Wer künftig das Völkerschlachtdenkmal von innen betrachtet, wird es im wahrsten Sinne des Wortes in einem völlig neuen Licht sehen. Das Nordfenster in der Ruhmeshalle wurde nämlich nach originalen Vorlagen rekonstruiert und als erstes der vier Fenster bei einer kleinen Feier am Donnerstag der Öffentlichkeit vorgestellt.
Anwesend waren unter anderem der Diplom-Glasgestalter Günter Grohs aus Wernigerode, der Direktor des Stadtgeschichtlichen Museums Dr. Volker Rodekamp sowie Kulturbürgermeister Michael Faber. Sichtlich bewegt schilderte der Glaskünstler die umfassenden Arbeiten: “Das ist ein wirklich großer Tag für mich, denn so einen Auftrag macht man generell nur einmal im Leben überhaupt. Ich weiß noch, wie wir vor drei Jahren hier standen und uns fragten, wie wir uns dieser Aufgabe nähern sollten. Alles begann mit umfassenden Archivrecherchen. Anhand vorliegender Fotos der Originalfenster sowie es Entwurfskartons von August Unger konnte die grundlegende Grafik sehr zügig und sicher rekonstruiert werden. Und anhand einer handkolorierten Postkarte hatten wir eine ungefähre Vorstellung davon, wie die Fenster von der Farbgebung her gestaltet waren.”In Abstimmung mit dem Landesamt für Denkmalpflege wurde Günter Grohs mit den farbigen Entwürfen betraut. Bei mehreren Bemusterungen über einen Zeitraum von mehr als einem Jahr wurden auch die maßgebenden Oberflächen- und Maltechniken festgelegt, so dass ein verbindlicher künstlerischer Entwurf als Ausführungsgrundlage durch Denkmalpflege, den Sachverständigen für Glasmalerei, Dr. Erhard Drachenberg, die Planungs-ARGE und den Auftraggeber bestätigt werden konnte. Vorausgegangen war ein Beschluss der Stiftung Völkerschlachtdenkmal, im Zuge der Sanierung der Ruhmeshalle des Denkmals die vier im zweiten Weltkrieg zerstörten farbigen Bildglasfenster nach den originalen Vorlagen zur rekonstruieren.Steffen Poser, Kurator des Völkerschlachtdenkmals: “Anstelle der bisherigen eher schlichten Verglasung in einem belanglosen gelbrosa Farbton, werden die Fenster in einer geradezu expressiven Farbigkeit die Ruhmeshalle ganz wesentlich mit einer bisher nicht mehr gekannten neuen Grundstimmung bereichern. Die übrigen drei Fenster werden bis 2012 fertiggestellt sein.”

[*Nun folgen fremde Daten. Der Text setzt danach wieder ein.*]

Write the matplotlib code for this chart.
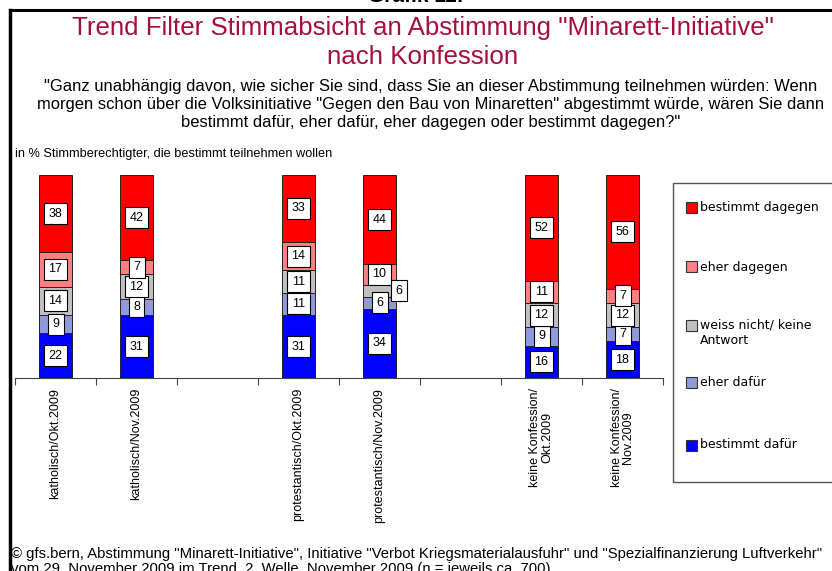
import matplotlib
matplotlib.use("Agg")
import matplotlib.pyplot as plt
from matplotlib.patches import Rectangle
from matplotlib.lines import Line2D
import numpy as np

categories = ["katholisch/Okt.2009", "katholisch/Nov.2009",
              "protestantisch/Okt.2009", "protestantisch/Nov.2009",
              "keine Konfession/\nOkt.2009", "keine Konfession/\nNov.2009"]
series_names = ["bestimmt dafür", "eher dafür", "weiss nicht/ keine\nAntwort",
                "eher dagegen", "bestimmt dagegen"]
bestimmt_dafuer = [22, 31, 31, 34, 16, 18]
eher_dafuer = [9, 8, 11, 6, 9, 7]
weiss_nicht = [14, 12, 11, 6, 12, 12]
eher_dagegen = [17, 7, 14, 10, 11, 7]
bestimmt_dagegen = [38, 42, 33, 44, 52, 56]

series = [bestimmt_dafuer, eher_dafuer, weiss_nicht, eher_dagegen, bestimmt_dagegen]
colors = ["#0000FF", "#9099DA", "#C0C0C0", "#FF8080", "#FF0000"]
positions = [0, 1, 3, 4, 6, 7]

ARIAL = ["Liberation Sans", "DejaVu Sans"]
TITLE_COLOR = "#A50F3C"

W, H = 832, 571
fig = plt.figure(figsize=(W / 100, H / 100), dpi=100)

def fx(px):
    return px / W

def fy(py):
    return 1 - py / H

ax = fig.add_axes([fx(15), fy(378), fx(663) - fx(15), fy(175) - fy(378)])

bottom = np.zeros(len(positions))
for vals, col in zip(series, colors):
    ax.bar(positions, vals, width=0.41, bottom=bottom, color=col,
           edgecolor="#222222", linewidth=0.7, zorder=2)
    bottom += np.array(vals)

# value labels
x_shift = {(3, 2): 0.24}
bottom = np.zeros(len(positions))
for si, vals in enumerate(series):
    for ci, (p, v) in enumerate(zip(positions, vals)):
        yc = bottom[ci] + v / 2
        xc = p + x_shift.get((ci, si), 0)
        ax.text(xc, yc, str(v), ha="center", va="center", fontsize=9,
                family=ARIAL, zorder=5,
                bbox=dict(boxstyle="square,pad=0.36", fc="white", ec="black", lw=0.8))
    bottom += np.array(vals)

ax.set_xlim(-0.5, 7.5)
ax.set_ylim(0, 100)
for s in ["left", "top", "right"]:
    ax.spines[s].set_visible(False)
ax.spines["bottom"].set_color("#444444")
ax.spines["bottom"].set_linewidth(0.8)
ax.set_yticks([])
ax.set_xticks(positions)
ax.set_xticklabels(categories, rotation=90, fontsize=9, family=ARIAL,
                   ha="center", va="top", multialignment="center", linespacing=1.0)
ax.tick_params(axis="x", which="major", length=0, pad=7)
ax.set_xticks(np.arange(-0.5, 8, 1), minor=True)
ax.tick_params(axis="x", which="minor", length=5, direction="out", color="#444444", width=0.8)

# frame
fig.add_artist(Line2D([fx(10), 1], [fy(10), fy(10)], color="black", lw=2.2))
fig.add_artist(Line2D([fx(10), fx(10)], [fy(10), 0], color="black", lw=2.5))

# headline texts
fig.text(0.5, fy(2), "Grafik 11:", ha="center", va="baseline", fontsize=15,
         fontweight="bold", family=ARIAL)
fig.text(fx(423), fy(35), 'Trend Filter Stimmabsicht an Abstimmung "Minarett-Initiative"',
         ha="center", va="baseline", fontsize=18.6, color=TITLE_COLOR, family=ARIAL)
fig.text(fx(423), fy(64), "nach Konfession",
         ha="center", va="baseline", fontsize=18.6, color=TITLE_COLOR, family=ARIAL)
q_lines = ['"Ganz unabhängig davon, wie sicher Sie sind, dass Sie an dieser Abstimmung teilnehmen würden: Wenn',
           'morgen schon über die Volksinitiative "Gegen den Bau von Minaretten" abgestimmt würde, wären Sie dann',
           'bestimmt dafür, eher dafür, eher dagegen oder bestimmt dagegen?"']
for i, ln in enumerate(q_lines):
    fig.text(fx(431), fy(91 + 18 * i), ln, ha="center", va="baseline",
             fontsize=11.9, family=ARIAL)
fig.text(fx(15), fy(157), "in % Stimmberechtigter, die bestimmt teilnehmen wollen",
         ha="left", va="baseline", fontsize=9.2, family=ARIAL)

fig.text(fx(11), fy(558),
         '© gfs.bern, Abstimmung "Minarett-Initiative", Initiative "Verbot Kriegsmaterialausfuhr" und "Spezialfinanzierung Luftverkehr"',
         ha="left", va="baseline", fontsize=10.7, family=ARIAL)
fig.text(fx(11), fy(573),
         'vom 29. November 2009 im Trend, 2. Welle, November 2009 (n = jeweils ca. 700)',
         ha="left", va="baseline", fontsize=10.7, family=ARIAL)

# legend (manual)
fig.add_artist(Rectangle((fx(673), fy(482)), 1 - fx(673) + 0.05, fy(183) - fy(482),
                         fill=False, ec="#555555", lw=1.0))
leg_y = [445, 382, 325, 267, 207]
for name, col, yy in zip(series_names, colors, leg_y):
    fig.add_artist(Rectangle((fx(686), fy(yy + 5.5)), fx(11), fy(0) - fy(11),
                             fc=col, ec="#333333", lw=0.8))
    multi = "\n" in name
    fig.text(fx(700), fy(yy - 7) if multi else fy(yy), name, ha="left",
             va="top" if multi else "center",
             fontsize=9, family="DejaVu Sans", linespacing=1.3)

fig.savefig("out.png", dpi=100)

Bis 1913 waren die Fenster offen und erst im September 1912 fasste der Bauherr des Völkerschlachtdenkmals den Beschluss, die vier großen Rundbogenöffnungen im Bereich der Ruhmeshalle des im Oktober 1913 einzuweihenden Denkmals mit Fenstern, das heißt mit entsprechenden Naturstein-Gewänden sowie einer farbigen Bleiverglasung zu schließen. Mit der Ausführung eines Entwurfes wurde der Maler August Unger aus Berlin beauftragt, der besonders durch seine Glasmalerei- und Mosaikarbeiten Bekanntheit erlangte. Die Ausführung der Entwürfe erfolgte durch die renommierte Werkstatt Gottfried Heinersdorf in Berlin. Diese Fenster wurden durch Kampfhandlungen im Zweiten Weltkrieg zerstört.
Unter Verwendung der alten Rahmen wurde in den 50er Jahren eine geometrisch gegliederte Bleiverglasung mit einer zurückhaltenden, stark gedeckten Farbigkeit als Ersatz eingebaut. Mit der farbigen Bleiverglasung wurde nach einer entsprechenden Ausschreibung die Firma Glaswerkstätten F. Schneemelcher in Quedlinburg beauftragt. Günter Grohs: “Ich arbeite schon seit Beginn meiner Tätigkeit als Glasgestalter mit dieser Firma intensiv zusammen, was für dieses Projekt sehr wichtig war und ihm zugute gekommen ist.”
Die äußere Schutzverglasung wurde durch die Glasmalerei Peters in Paderborn bis 2010 errichtet. In einem thermisch getrennten Edelstahl-Profilsystem sind in der Teilung des Originals und der neuen inneren Verglasungsebene je Fenster 40 Thermoscheiben in neutraler Farbgebung eingebaut, die sowohl die notwendige Luftdichtigkeit und den Wärmeschutz für das Gebäude sichern als auch einen mechanischen äußeren Schutz für die farbigen Bleiverglasungen bilden.